» **STATED TASK**: Please, without the pictures, retype exactly the lines from the start of the material through the line that holds "plt.rcParams['font.weight'] = 'bold'".

— START DATASET EXTRACT —

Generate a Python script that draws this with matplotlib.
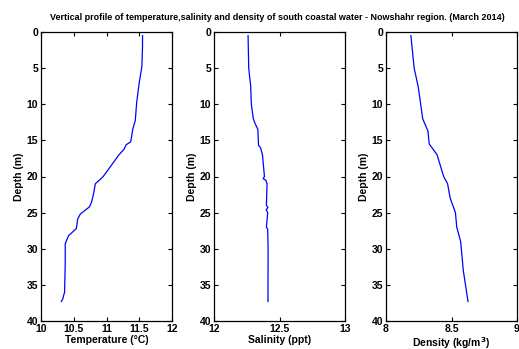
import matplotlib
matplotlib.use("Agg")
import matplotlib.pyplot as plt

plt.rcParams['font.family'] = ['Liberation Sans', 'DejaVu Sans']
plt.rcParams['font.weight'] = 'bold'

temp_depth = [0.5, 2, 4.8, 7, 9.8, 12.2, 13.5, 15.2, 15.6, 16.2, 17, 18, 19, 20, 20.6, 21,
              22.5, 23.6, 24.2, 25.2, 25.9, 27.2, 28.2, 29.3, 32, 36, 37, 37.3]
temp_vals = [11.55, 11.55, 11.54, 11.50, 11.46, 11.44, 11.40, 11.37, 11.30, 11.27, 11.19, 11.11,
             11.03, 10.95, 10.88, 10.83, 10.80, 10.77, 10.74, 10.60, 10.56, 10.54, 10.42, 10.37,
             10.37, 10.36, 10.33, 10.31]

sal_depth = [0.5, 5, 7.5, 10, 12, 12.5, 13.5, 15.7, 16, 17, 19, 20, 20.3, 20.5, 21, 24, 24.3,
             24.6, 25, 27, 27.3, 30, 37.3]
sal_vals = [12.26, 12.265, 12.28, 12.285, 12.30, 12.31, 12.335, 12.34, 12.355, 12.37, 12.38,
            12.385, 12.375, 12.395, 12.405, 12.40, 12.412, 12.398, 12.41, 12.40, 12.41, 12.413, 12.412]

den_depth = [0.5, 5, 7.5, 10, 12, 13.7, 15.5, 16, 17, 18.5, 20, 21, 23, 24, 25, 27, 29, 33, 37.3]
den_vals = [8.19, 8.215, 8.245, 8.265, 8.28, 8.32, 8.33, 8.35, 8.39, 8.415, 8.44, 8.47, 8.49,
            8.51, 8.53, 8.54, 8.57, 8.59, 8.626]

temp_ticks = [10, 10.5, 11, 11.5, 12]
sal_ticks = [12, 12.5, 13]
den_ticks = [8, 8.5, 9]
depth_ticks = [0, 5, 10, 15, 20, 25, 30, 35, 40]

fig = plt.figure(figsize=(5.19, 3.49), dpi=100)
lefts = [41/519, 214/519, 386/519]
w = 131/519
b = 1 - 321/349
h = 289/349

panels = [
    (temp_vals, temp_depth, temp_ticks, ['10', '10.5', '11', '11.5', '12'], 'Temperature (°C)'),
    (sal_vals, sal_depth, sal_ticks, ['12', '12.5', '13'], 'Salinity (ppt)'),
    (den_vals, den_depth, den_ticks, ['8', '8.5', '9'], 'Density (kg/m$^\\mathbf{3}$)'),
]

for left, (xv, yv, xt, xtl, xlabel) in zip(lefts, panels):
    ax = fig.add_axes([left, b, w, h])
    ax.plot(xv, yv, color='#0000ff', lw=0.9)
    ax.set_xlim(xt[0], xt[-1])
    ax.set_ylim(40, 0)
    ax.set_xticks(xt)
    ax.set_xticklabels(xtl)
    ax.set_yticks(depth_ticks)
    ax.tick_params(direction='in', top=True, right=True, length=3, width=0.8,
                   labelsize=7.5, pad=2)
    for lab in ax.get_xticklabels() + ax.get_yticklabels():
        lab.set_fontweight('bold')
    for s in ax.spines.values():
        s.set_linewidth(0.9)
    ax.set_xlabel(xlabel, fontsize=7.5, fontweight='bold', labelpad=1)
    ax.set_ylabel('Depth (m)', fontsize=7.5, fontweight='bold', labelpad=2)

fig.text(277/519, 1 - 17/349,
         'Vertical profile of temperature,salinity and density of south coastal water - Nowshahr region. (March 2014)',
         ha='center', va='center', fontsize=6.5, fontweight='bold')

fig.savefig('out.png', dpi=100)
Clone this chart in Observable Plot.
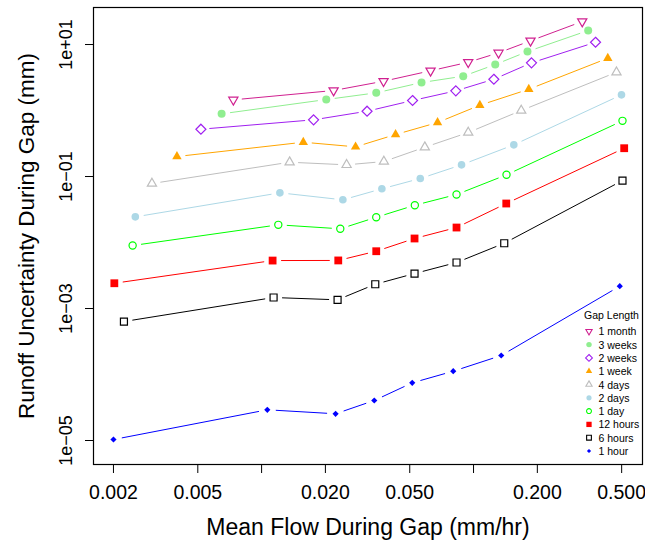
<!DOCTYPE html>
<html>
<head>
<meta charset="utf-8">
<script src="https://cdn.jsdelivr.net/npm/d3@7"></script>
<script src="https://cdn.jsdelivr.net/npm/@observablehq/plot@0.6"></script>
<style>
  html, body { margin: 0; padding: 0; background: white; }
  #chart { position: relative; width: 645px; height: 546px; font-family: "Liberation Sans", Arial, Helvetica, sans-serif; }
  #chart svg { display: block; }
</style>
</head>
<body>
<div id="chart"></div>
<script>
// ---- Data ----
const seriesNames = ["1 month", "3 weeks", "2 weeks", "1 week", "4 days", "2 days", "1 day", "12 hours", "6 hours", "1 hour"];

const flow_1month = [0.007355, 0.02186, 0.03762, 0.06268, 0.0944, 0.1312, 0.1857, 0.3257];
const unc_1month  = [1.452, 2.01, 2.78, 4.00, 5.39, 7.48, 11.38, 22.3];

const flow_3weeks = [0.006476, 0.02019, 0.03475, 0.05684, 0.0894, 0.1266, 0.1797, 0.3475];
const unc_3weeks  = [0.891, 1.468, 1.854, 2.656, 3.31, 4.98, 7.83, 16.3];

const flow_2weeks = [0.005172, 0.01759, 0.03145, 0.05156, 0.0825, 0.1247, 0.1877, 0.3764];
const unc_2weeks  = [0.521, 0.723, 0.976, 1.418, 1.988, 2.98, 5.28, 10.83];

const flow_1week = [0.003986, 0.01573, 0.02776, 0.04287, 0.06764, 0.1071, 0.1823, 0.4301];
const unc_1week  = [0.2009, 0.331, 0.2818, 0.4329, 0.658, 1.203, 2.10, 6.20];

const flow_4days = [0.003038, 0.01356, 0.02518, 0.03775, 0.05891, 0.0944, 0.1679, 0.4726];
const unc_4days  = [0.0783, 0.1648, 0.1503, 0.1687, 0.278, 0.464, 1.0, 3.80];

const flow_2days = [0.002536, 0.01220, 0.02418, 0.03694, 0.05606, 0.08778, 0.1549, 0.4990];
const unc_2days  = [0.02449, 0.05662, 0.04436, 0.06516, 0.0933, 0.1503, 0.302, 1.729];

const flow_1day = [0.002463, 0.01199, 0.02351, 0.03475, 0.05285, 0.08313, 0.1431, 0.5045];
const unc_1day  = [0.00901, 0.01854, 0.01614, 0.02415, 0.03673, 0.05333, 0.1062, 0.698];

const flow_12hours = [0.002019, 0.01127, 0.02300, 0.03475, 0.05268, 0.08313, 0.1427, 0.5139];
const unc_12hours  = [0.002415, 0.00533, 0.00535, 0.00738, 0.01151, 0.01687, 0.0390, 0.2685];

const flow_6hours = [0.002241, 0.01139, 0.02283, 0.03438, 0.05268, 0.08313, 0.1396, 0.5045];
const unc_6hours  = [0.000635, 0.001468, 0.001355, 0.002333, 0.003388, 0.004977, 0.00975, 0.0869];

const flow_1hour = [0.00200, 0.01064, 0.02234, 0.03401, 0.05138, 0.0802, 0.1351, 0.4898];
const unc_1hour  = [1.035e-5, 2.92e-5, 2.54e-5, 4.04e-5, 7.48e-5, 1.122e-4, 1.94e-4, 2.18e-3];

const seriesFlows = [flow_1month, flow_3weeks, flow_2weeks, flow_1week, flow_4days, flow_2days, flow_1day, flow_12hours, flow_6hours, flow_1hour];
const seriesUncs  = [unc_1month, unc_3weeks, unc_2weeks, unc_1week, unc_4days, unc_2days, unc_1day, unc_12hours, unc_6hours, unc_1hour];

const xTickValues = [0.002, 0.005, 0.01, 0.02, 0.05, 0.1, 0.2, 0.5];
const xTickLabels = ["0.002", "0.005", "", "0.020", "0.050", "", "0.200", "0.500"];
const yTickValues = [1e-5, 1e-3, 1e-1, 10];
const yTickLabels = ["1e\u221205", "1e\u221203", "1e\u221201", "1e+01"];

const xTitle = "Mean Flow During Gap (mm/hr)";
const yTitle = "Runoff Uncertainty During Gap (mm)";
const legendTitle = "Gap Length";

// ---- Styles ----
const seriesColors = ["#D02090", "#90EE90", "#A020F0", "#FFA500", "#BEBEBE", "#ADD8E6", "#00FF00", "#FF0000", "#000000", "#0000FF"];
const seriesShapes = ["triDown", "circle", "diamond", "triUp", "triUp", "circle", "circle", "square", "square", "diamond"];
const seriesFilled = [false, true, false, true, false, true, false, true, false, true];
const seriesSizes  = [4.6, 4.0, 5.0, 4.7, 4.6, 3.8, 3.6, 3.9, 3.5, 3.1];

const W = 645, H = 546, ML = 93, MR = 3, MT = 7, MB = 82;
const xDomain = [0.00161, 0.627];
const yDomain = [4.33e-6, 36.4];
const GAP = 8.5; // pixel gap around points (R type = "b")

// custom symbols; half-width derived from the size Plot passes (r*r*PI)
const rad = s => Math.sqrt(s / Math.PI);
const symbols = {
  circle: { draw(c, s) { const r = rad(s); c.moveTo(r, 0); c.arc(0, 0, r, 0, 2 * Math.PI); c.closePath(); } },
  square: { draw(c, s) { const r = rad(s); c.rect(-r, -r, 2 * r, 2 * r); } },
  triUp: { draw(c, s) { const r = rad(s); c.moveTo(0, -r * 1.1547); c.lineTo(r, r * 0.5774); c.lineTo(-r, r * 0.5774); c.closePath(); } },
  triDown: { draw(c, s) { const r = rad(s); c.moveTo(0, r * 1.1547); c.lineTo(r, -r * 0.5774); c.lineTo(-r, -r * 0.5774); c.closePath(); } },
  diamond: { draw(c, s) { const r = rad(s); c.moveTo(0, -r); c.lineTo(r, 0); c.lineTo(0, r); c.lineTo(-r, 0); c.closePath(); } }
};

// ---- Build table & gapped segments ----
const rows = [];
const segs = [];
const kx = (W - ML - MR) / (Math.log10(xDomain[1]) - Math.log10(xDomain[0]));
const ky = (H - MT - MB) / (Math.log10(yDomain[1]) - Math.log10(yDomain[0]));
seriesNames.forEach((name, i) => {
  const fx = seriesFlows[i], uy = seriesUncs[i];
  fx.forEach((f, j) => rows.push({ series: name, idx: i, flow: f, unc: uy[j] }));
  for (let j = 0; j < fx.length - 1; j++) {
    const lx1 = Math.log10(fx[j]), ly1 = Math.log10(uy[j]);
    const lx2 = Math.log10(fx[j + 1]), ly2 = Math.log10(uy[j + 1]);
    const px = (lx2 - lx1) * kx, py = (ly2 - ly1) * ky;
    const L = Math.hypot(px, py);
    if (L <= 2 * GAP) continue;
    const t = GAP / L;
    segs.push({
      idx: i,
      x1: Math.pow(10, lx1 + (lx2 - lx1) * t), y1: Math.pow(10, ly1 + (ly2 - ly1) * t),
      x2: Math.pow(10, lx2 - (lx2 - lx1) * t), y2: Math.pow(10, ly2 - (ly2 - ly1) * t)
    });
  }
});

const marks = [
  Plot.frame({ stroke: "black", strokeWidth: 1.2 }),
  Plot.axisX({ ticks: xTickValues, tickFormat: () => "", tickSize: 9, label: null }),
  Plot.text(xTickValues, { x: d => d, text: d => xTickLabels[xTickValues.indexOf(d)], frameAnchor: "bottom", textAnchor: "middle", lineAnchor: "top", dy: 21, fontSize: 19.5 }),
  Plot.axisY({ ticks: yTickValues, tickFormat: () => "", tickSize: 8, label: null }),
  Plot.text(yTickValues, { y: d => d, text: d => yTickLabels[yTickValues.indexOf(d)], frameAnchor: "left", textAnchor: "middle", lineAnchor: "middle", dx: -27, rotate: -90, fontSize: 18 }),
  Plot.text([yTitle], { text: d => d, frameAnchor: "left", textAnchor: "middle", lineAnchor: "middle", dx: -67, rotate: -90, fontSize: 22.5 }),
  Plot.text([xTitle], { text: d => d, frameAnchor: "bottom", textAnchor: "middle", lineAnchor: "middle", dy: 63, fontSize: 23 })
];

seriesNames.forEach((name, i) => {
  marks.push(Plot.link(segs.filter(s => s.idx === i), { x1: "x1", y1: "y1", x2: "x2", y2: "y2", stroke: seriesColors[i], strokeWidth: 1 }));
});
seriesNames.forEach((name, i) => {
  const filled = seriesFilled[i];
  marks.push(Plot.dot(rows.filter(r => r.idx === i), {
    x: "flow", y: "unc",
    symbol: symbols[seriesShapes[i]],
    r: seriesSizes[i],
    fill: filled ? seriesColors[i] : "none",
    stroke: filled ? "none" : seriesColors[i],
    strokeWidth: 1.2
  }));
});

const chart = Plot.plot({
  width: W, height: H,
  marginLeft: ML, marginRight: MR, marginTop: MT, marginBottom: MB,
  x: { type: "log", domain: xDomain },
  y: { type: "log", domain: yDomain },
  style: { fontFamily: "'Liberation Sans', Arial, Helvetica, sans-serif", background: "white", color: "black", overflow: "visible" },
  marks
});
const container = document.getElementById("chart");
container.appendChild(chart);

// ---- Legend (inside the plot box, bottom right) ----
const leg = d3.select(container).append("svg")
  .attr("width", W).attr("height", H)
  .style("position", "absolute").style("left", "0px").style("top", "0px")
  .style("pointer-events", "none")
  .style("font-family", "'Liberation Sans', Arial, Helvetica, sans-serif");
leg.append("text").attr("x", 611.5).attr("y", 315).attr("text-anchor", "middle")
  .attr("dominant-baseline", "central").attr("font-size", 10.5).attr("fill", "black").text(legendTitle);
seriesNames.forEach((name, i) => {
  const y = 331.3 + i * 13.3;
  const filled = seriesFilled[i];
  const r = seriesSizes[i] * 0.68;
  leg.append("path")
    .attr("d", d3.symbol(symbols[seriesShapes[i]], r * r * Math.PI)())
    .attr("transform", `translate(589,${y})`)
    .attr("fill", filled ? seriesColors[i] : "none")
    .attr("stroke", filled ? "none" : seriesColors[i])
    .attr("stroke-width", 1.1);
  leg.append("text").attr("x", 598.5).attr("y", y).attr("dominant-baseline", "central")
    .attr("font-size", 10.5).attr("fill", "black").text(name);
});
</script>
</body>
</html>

— END DATASET EXTRACT —

» **SOLUTION TO THIS PROBLEM**:
Generate a Python script that draws this with matplotlib.
import matplotlib
matplotlib.use("Agg")
import matplotlib.pyplot as plt

plt.rcParams['font.family'] = ['Liberation Sans', 'DejaVu Sans']
plt.rcParams['font.weight'] = 'bold'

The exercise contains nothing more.